Александра Ильинишна умерла в Оптиной пустыни. В то время, как она была там, дети оставались в Ясной Поляне с Татьяной Александровной. Но когда пришло известие, что Александра Ильинишна умирает, Татьяна Александровна поехала туда же. Это время особенно памятно было потом всем детям. Они остались с учителем Федором Иванычем и с странницей Марьей Герасимовной, полуюродивой, которую я знала. Она была крестной матерью маленькой Машеньки, которую родители вымолили у бога как единственную дочь, и потому и в крестные матери ей взяли богомольную, юродивую странницу. Была у них тогда собака черная моська, с которой они играли. Сделали ей трон и сажали ее на этот высокий трон, с которого она все прыгала. Но раз она прыгнула и вдруг завизжала и поползла под стул. Ее осмотрели, и оказалось, что сломана лапа. Отчаяние было ужасное, все плакали навзрыд, а впоследствии это впечатление слилось с воспоминанием об уединении с монотонным пением каких-то псалмов Марьи Герасимовны и с известием о смерти любимой тетушки Александры Ильинишны.
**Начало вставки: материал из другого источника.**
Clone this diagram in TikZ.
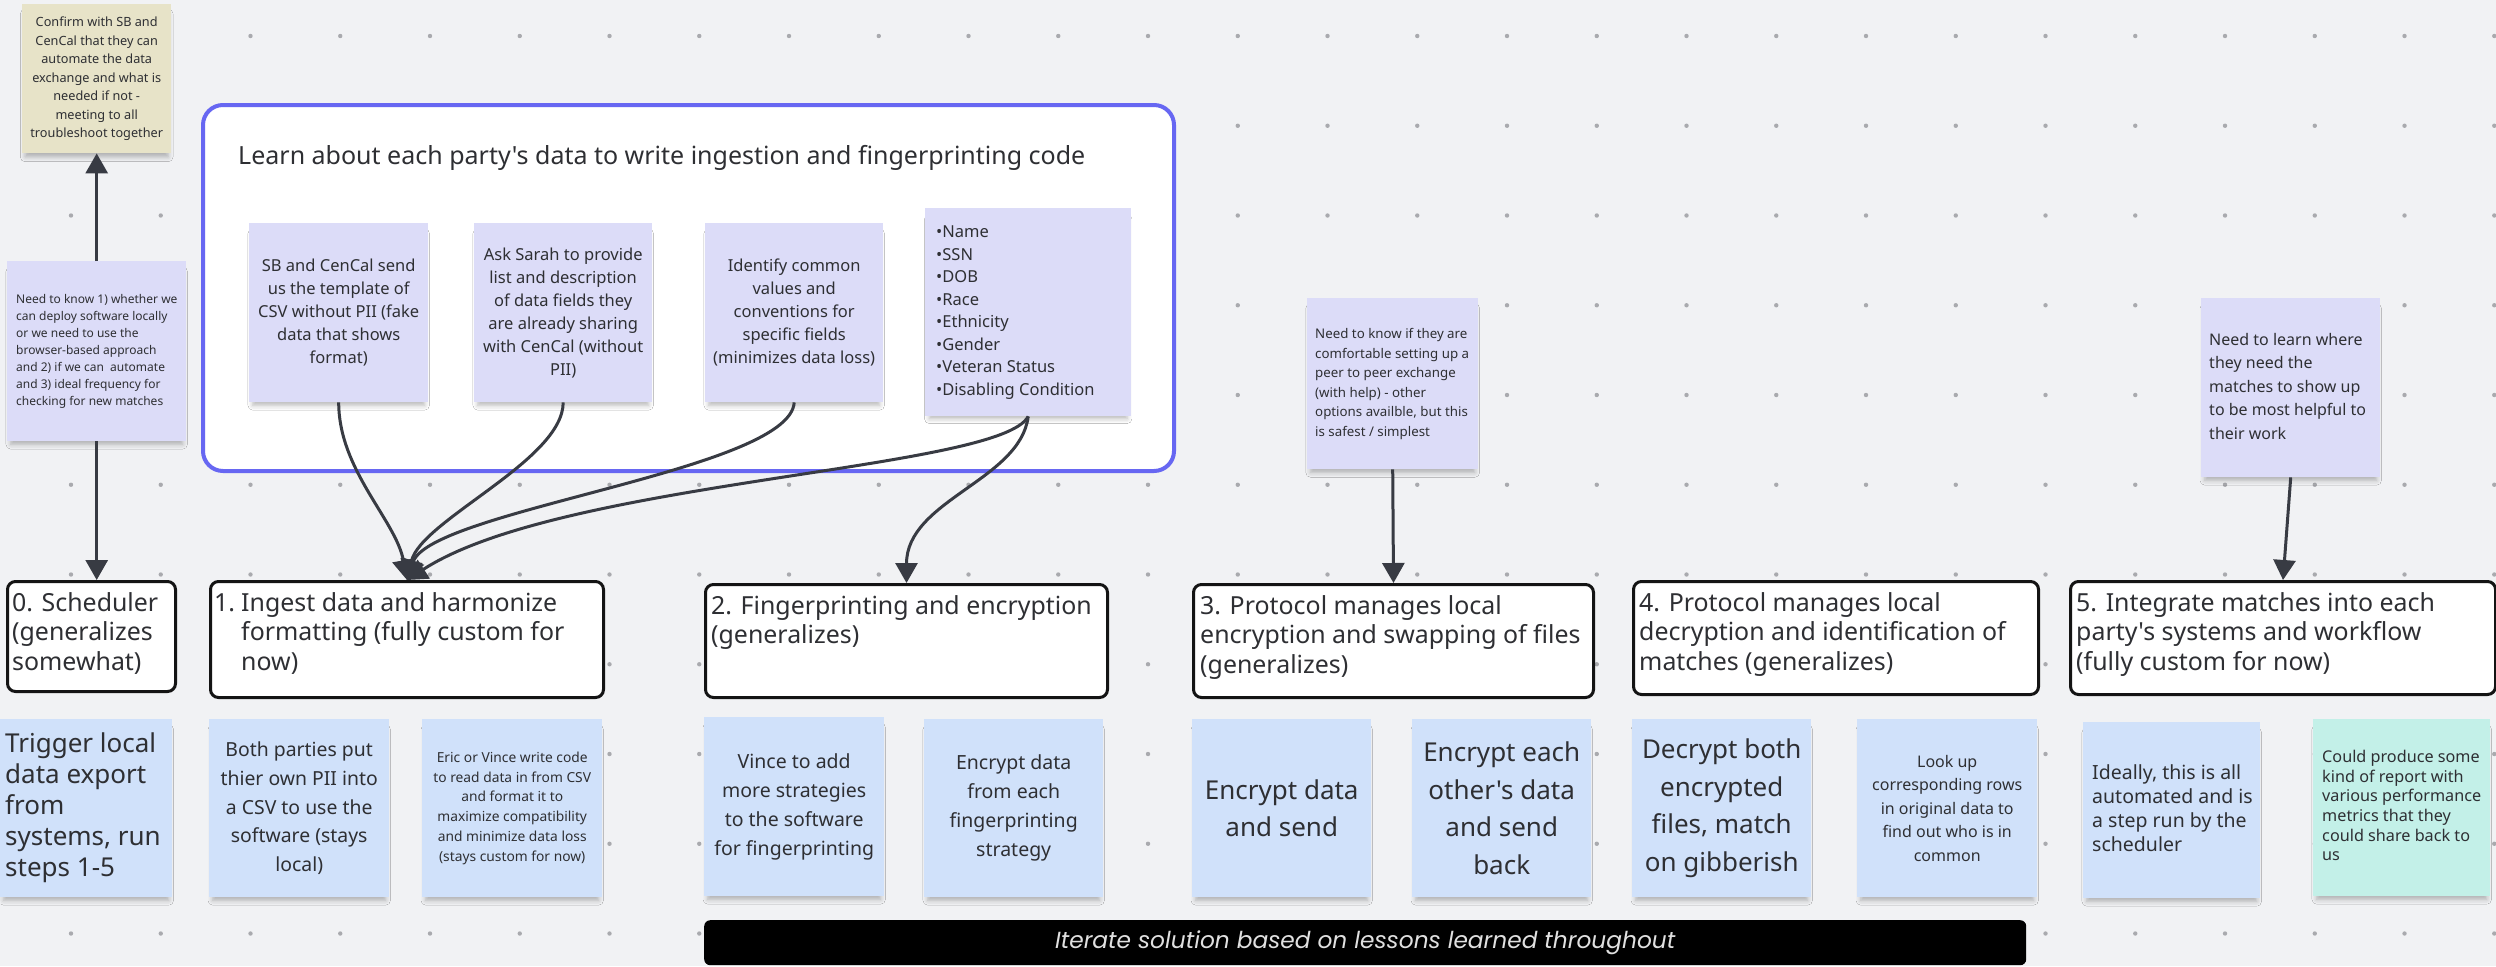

Итак, после смерти Александры Ильинишны все дети, и опека, и дела перешли в руки Пелагеи Ильинишны. Это была добродушная, светская, чрезвычайно поверхностная женщина. Муж ее Владимир Иваныч Юшков не любил ее и относился к ней презрительно. Она же в молодости его очень любила и считала свое сердце разбитым. Но на ней этого не было видно. Всегда живая, веселая, она любила свет и всеми в свете была любима; любила архиереев, монастыри, работу по канве и золотом, которые раздавала по церквам и монастырям, любила поесть, убрать со вкусом свои комнаты, и вопрос о том, куда поставить диван, для нее был огромной важности…
Муж ее был хотя человек умный, но без правил. Жил он бездеятельно, прекрасно вышивал по канве, подмигивал на хорошеньких горничных и играл слегка на фортепиано.
И вот в какую среду попали дети после смерти прекрасных умных родителей.